Provided data>

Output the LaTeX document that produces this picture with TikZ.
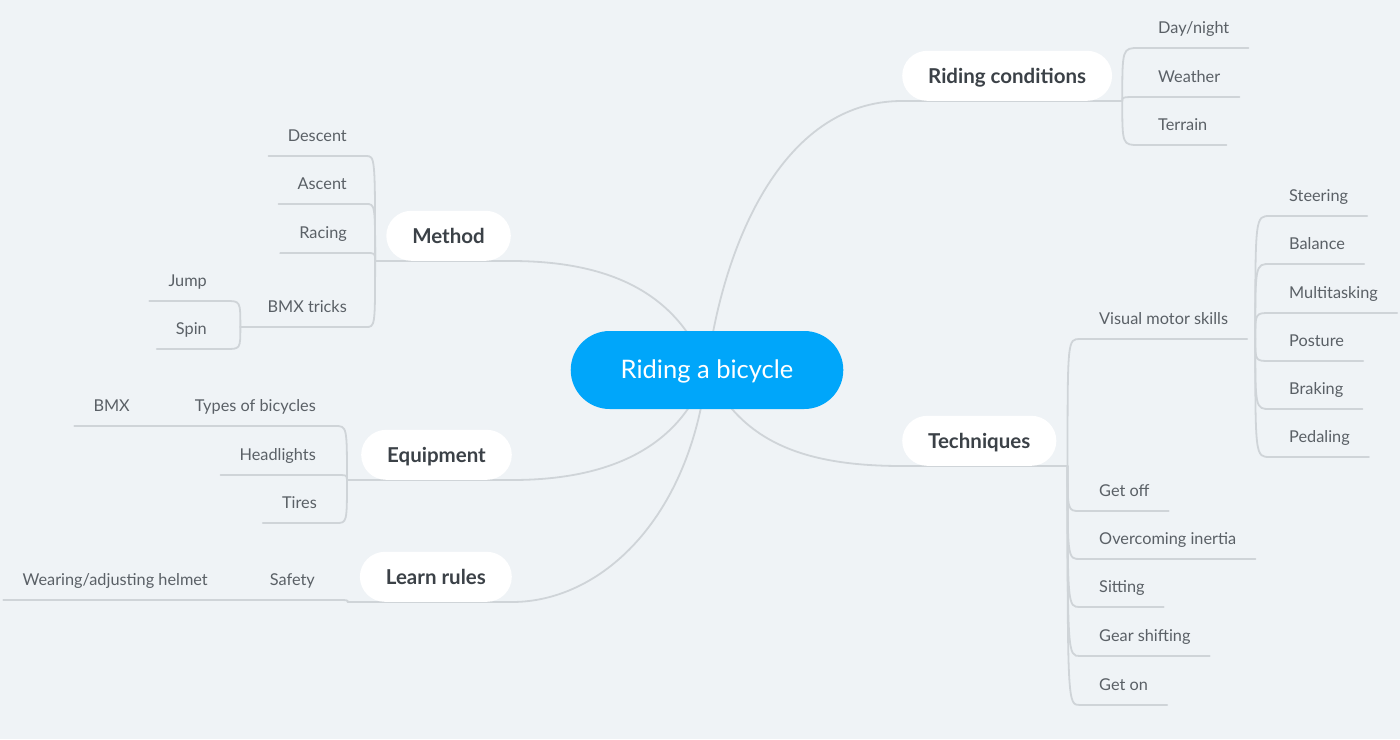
\documentclass[tikz,border=0pt]{standalone}
\usepackage{fontspec}
\setmainfont{Lato}

\pgfdeclarelayer{background}
\pgfdeclarelayer{lines}
\pgfsetlayers{background,lines,main}

\definecolor{paper}{HTML}{EFF3F6}
\definecolor{linegray}{HTML}{CFD4D8}
\definecolor{rootblue}{HTML}{00A6FA}
\definecolor{topictext}{HTML}{3B4147}
\definecolor{leaftext}{HTML}{5A6066}

\begin{document}
\begin{tikzpicture}[x=1pt, y=-1pt,
    rootnode/.style={fill=rootblue, text=white, rounded corners=39pt, minimum height=78pt,
        inner xsep=50pt, text height=17pt, text depth=0pt, font=\fontsize{25.5}{30}\selectfont},
    topic/.style={fill=white, text=topictext, rounded corners=25pt, minimum height=50pt,
        inner xsep=26pt, text height=15pt, text depth=0pt, font=\fontsize{20.5}{24}\selectfont\bfseries},
    leaf/.style={text=leaftext, inner xsep=19pt, inner ysep=11pt, text height=11pt, text depth=3pt,
        font=\fontsize{16.3}{19}\selectfont},
    conn/.style={draw=linegray, line width=1.8pt, line cap=round}]

    \begin{pgfonlayer}{background}
        \fill[paper] (0,0) rectangle (1400,739);
    \end{pgfonlayer}
    \useasboundingbox (0,0) rectangle (1400,739);

    % Draw nodes
    \node[rootnode] (root) at (707,370) {Riding a bicycle};

    \node[topic, anchor=south west] (cond) at (902,101) {Riding conditions};
    \node[topic, anchor=south east] (method) at (511,261) {Method};
    \node[topic, anchor=south east] (equip) at (512,480) {Equipment};
    \node[topic, anchor=south east] (rules) at (512,602) {Learn rules};
    \node[topic, anchor=south west] (tech) at (902,466) {Techniques};

    \coordinate (condfork) at ([xshift=10pt]cond.south east);
    \coordinate (methodfork) at ([xshift=-11pt]method.south west);
    \coordinate (equipfork) at ([xshift=-14pt]equip.south west);
    \coordinate (rulesfork) at ([xshift=-12pt]rules.south west);
    \coordinate (techfork) at ([xshift=11pt]tech.south east);

    % Riding conditions
    \node[leaf, anchor=south west] (daynight) at (1139,48) {Day/night};
    \node[leaf, anchor=south west] (weather) at (1139,97) {Weather};
    \node[leaf, anchor=south west] (terrain) at (1139,145) {Terrain};

    % Method
    \node[leaf, anchor=south east] (descent) at (366,156) {Descent};
    \node[leaf, anchor=south east] (ascent) at (366,204) {Ascent};
    \node[leaf, anchor=south east] (racing) at (366,253) {Racing};
    \node[leaf, anchor=south east] (bmxtricks) at (366,327) {BMX tricks};
    \coordinate (tricksfork) at ([xshift=-8pt]bmxtricks.south west);
    \node[leaf, anchor=south east] (jump) at (226,301) {Jump};
    \node[leaf, anchor=south east] (spin) at (226,349) {Spin};

    % Equipment
    \node[leaf, anchor=south east] (types) at (335,426) {Types of bicycles};
    \node[leaf, anchor=south east] (bmx) at (149,426) {BMX};
    \node[leaf, anchor=south east] (headlights) at (335,475) {Headlights};
    \node[leaf, anchor=south east] (tires) at (336,523) {Tires};

    % Learn rules
    \node[leaf, anchor=south east] (safety) at (334,600) {Safety};
    \node[leaf, anchor=south east] (helmet) at (227,600) {Wearing/adjusting helmet};

    % Techniques
    \node[leaf, anchor=south west] (visual) at (1080,339) {Visual motor skills};
    \coordinate (visualfork) at ([xshift=8pt]visual.south east);
    \node[leaf, anchor=south west] (steering) at (1270,216) {Steering};
    \node[leaf, anchor=south west] (balance) at (1270,264) {Balance};
    \node[leaf, anchor=south west] (multi) at (1270,313) {Multitasking};
    \node[leaf, anchor=south west] (posture) at (1270,361) {Posture};
    \node[leaf, anchor=south west] (braking) at (1270,409) {Braking};
    \node[leaf, anchor=south west] (pedaling) at (1270,457) {Pedaling};
    \node[leaf, anchor=south west] (getoff) at (1080,511) {Get off};
    \node[leaf, anchor=south west] (inertia) at (1080,559) {Overcoming inertia};
    \node[leaf, anchor=south west] (sitting) at (1080,607) {Sitting};
    \node[leaf, anchor=south west] (gear) at (1080,656) {Gear shifting};
    \node[leaf, anchor=south west] (geton) at (1080,705) {Get on};

    % Draw connections
    \begin{pgfonlayer}{lines}
    \draw[conn] (root.center) .. controls (722,250) and (780,101) .. (cond.south west) -- (condfork);
    \draw[conn] (root.center) .. controls (680,300) and (620,261) .. (method.south east) -- (methodfork);
    \draw[conn] (root.center) .. controls (684,440) and (620,480) .. (equip.south east) -- (equipfork);
    \draw[conn] (root.center) .. controls (690,520) and (600,602) .. (rules.south east) -- (rulesfork);
    \draw[conn] (root.center) .. controls (740,440) and (800,466) .. (tech.south west) -- (techfork);

    \foreach \leafname in {daynight, weather, terrain}
        \draw[conn] (condfork) .. controls (condfork |- \leafname.south west) .. (\leafname.south west) -- (\leafname.south east);
    \foreach \leafname in {descent, ascent, racing, bmxtricks}
        \draw[conn] (methodfork) .. controls (methodfork |- \leafname.south east) .. (\leafname.south east) -- (\leafname.south west);
    \foreach \leafname in {jump, spin}
        \draw[conn] (tricksfork) .. controls (tricksfork |- \leafname.south east) .. (\leafname.south east) -- (\leafname.south west);
    \draw[conn] (bmxtricks.south west) -- (tricksfork);
    \foreach \leafname in {types, headlights, tires}
        \draw[conn] (equipfork) .. controls (equipfork |- \leafname.south east) .. (\leafname.south east) -- (\leafname.south west);
    \draw[conn] (types.south west) -- (bmx.south east) -- (bmx.south west);
    \draw[conn] (rulesfork) .. controls (rulesfork |- safety.south east) .. (safety.south east) -- (safety.south west);
    \draw[conn] (safety.south west) -- (helmet.south east) -- (helmet.south west);
    \foreach \leafname in {visual, getoff, inertia, sitting, gear, geton}
        \draw[conn] (techfork) .. controls (techfork |- \leafname.south west) .. (\leafname.south west) -- (\leafname.south east);
    \foreach \leafname in {steering, balance, multi, posture, braking, pedaling}
        \draw[conn] (visualfork) .. controls (visualfork |- \leafname.south west) .. (\leafname.south west) -- (\leafname.south east);
    \end{pgfonlayer}
\end{tikzpicture}
\end{document}
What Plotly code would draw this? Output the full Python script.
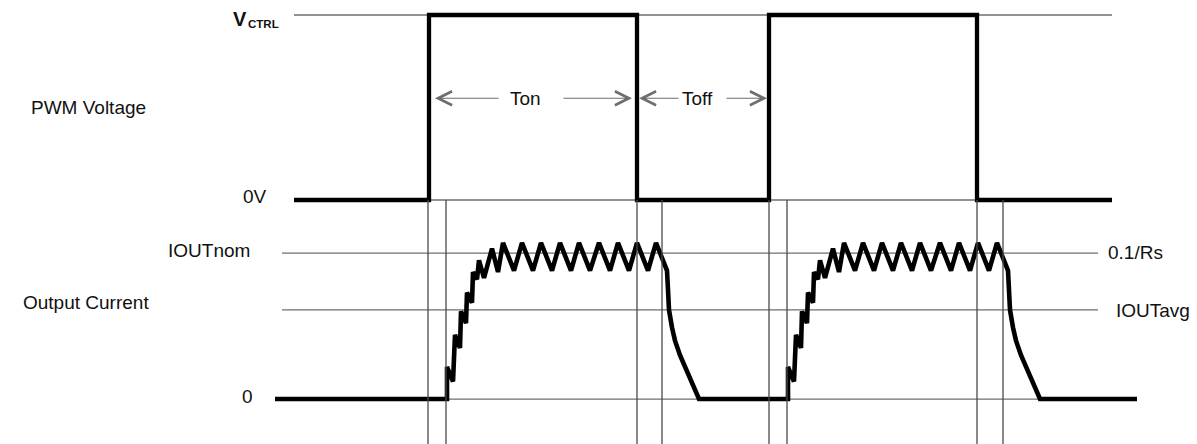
import plotly.graph_objects as go

# ---------------- data (time axis in diagram units, levels normalised) ----------------
# PWM control voltage: 0 = 0V, 1 = VCTRL
pwm_t = [294, 429, 429, 637, 637, 769, 769, 977, 977, 1112]
pwm_v = [0, 0, 1, 1, 0, 0, 1, 1, 0, 0]

# Output current: 0 = zero, 1 = IOUTnom (0.1/Rs)
cur_t = [275, 447, 447, 453, 455, 460, 461, 466, 467, 472, 473, 477, 479, 484, 492, 498,
         503, 514, 522, 533, 541, 552, 560, 571, 579, 590, 599, 610, 618, 629, 637, 648, 656,
         667, 668, 669, 672, 675, 680, 685, 690, 695, 699,
         788, 788, 794, 796, 801, 802, 807, 808, 813, 814, 818, 820, 825, 833, 839,
         844, 855, 863, 874, 882, 893, 901, 912, 920, 931, 940, 951, 959, 970, 978, 989, 997,
         1008, 1009, 1010, 1013, 1016, 1021, 1026, 1031, 1036, 1040, 1137]
cur_i = [0, 0, 0.22, 0.12, 0.44, 0.35, 0.60, 0.52, 0.73, 0.66, 0.87, 0.82, 0.95, 0.83, 1.03, 0.87,
         1.07, 0.88, 1.07, 0.88, 1.07, 0.88, 1.07, 0.88, 1.07, 0.88, 1.07, 0.88, 1.07, 0.88, 1.07, 0.88, 1.07,
         0.88, 0.75, 0.61, 0.49, 0.40, 0.30, 0.22, 0.14, 0.07, 0,
         0, 0.22, 0.12, 0.44, 0.35, 0.60, 0.52, 0.73, 0.66, 0.87, 0.82, 0.95, 0.83, 1.03, 0.87,
         1.07, 0.88, 1.07, 0.88, 1.07, 0.88, 1.07, 0.88, 1.07, 0.88, 1.07, 0.88, 1.07, 0.88, 1.07, 0.88, 1.07,
         0.88, 0.75, 0.61, 0.49, 0.40, 0.30, 0.22, 0.14, 0.07, 0, 0]

# reference levels
v_levels = [1, 0]            # VCTRL, 0V
v_ref_span = [294, 1112]
i_levels = [1, 0.61, 0]      # IOUTnom, IOUTavg, 0
i_ref_span = [[282, 1098], [282, 1098], [275, 1137]]

# timing markers (vertical guides)
marker_t = [428, 446, 637, 662, 769, 787, 977, 1003]

# Ton / Toff arrow annotations: (tip, tail)
arrow_y = 0.55
arrows = [(435, 500), (632, 562), (639, 680), (767, 725)]
arrow_labels = [("Ton", 525), ("Toff", 697)]

FONT = "Liberation Sans, Arial, sans-serif"
GRAY = "#6e6e6e"

fig = go.Figure()

# thin reference lines
for lv in v_levels:
    fig.add_trace(go.Scatter(x=v_ref_span, y=[lv, lv], mode="lines", yaxis="y2",
                             line=dict(color=GRAY, width=1.3), hoverinfo="skip"))
for lv, span in zip(i_levels, i_ref_span):
    fig.add_trace(go.Scatter(x=span, y=[lv, lv], mode="lines", yaxis="y",
                             line=dict(color=GRAY, width=1.3), hoverinfo="skip"))

# vertical guides from 0V level to bottom
for t in marker_t:
    fig.add_shape(type="line", xref="x", yref="y2", x0=t, x1=t, y0=0, y1=-1.5,
                  line=dict(color="#4a4a4a", width=1.3), layer="above")

# waveforms
fig.add_trace(go.Scatter(x=pwm_t, y=pwm_v, mode="lines", yaxis="y2",
                         line=dict(color="black", width=4.3), hoverinfo="skip"))
fig.add_trace(go.Scatter(x=cur_t, y=cur_i, mode="lines", yaxis="y",
                         line=dict(color="black", width=4.6), hoverinfo="skip"))

ann = []
for tip, tail in arrows:
    ann.append(dict(x=tip, y=arrow_y, ax=tail, ay=arrow_y, xref="x", yref="y2",
                    axref="x", ayref="y2", text="", showarrow=True, arrowhead=5,
                    arrowsize=2.3, arrowwidth=1.2, arrowcolor=GRAY, standoff=0))
for txt, xc in arrow_labels:
    ann.append(dict(x=xc, y=arrow_y, xref="x", yref="y2", text=txt, showarrow=False,
                    font=dict(family=FONT, size=19, color="#111")))


def label(txt, x, y, yref, xanchor="left", size=19, yshift=0):
    ann.append(dict(x=x, y=y, xref="x", yref=yref, text=txt, showarrow=False,
                    xanchor=xanchor, yshift=yshift,
                    font=dict(family=FONT, size=size, color="#111")))


label("<b>V</b>", 231, 1, "y2", yshift=-4, size=20)
label("<b>CTRL</b>", 246, 1, "y2", yshift=-9, size=11.5)
label("PWM Voltage", 148, 0.5, "y2", xanchor="right", yshift=0)
label("0V", 255, 0, "y2", xanchor="center", yshift=3)
label("IOUTnom", 166, 1, "y", yshift=3)
label("Output Current", 151, 0.61, "y", xanchor="right", yshift=7)
label("0", 247, 0, "y", xanchor="center", yshift=3)
label("0.1/Rs", 1106, 1, "y", yshift=1)
label("IOUTavg", 1114, 0.61, "y", yshift=-1)

fig.update_layout(
    width=1197, height=444, margin=dict(l=0, r=0, t=0, b=0),
    paper_bgcolor="white", plot_bgcolor="white", showlegend=False,
    xaxis=dict(range=[0, 1197], visible=False, fixedrange=True),
    yaxis=dict(range=[-0.308, 2.733], visible=False, fixedrange=True),
    yaxis2=dict(range=[-1.319, 1.081], visible=False, overlaying="y", fixedrange=True),
    annotations=ann,
)

fig.write_html("out.html", config={"displayModeBar": False},
               post_script="document.body.style.margin='0';document.body.style.overflow='hidden';")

Exercise prompt>
Print exactly what appears from the line holding "What Plotly code" down to the line holding "pwm_v = [0, 0, 1, 1, 0, 0, 1, 1, 0, 0]", both ends kept, leaving out the pictures.

Task output>
What Plotly code would draw this? Output the full Python script.
import plotly.graph_objects as go

# ---------------- data (time axis in diagram units, levels normalised) ----------------
# PWM control voltage: 0 = 0V, 1 = VCTRL
pwm_t = [294, 429, 429, 637, 637, 769, 769, 977, 977, 1112]
pwm_v = [0, 0, 1, 1, 0, 0, 1, 1, 0, 0]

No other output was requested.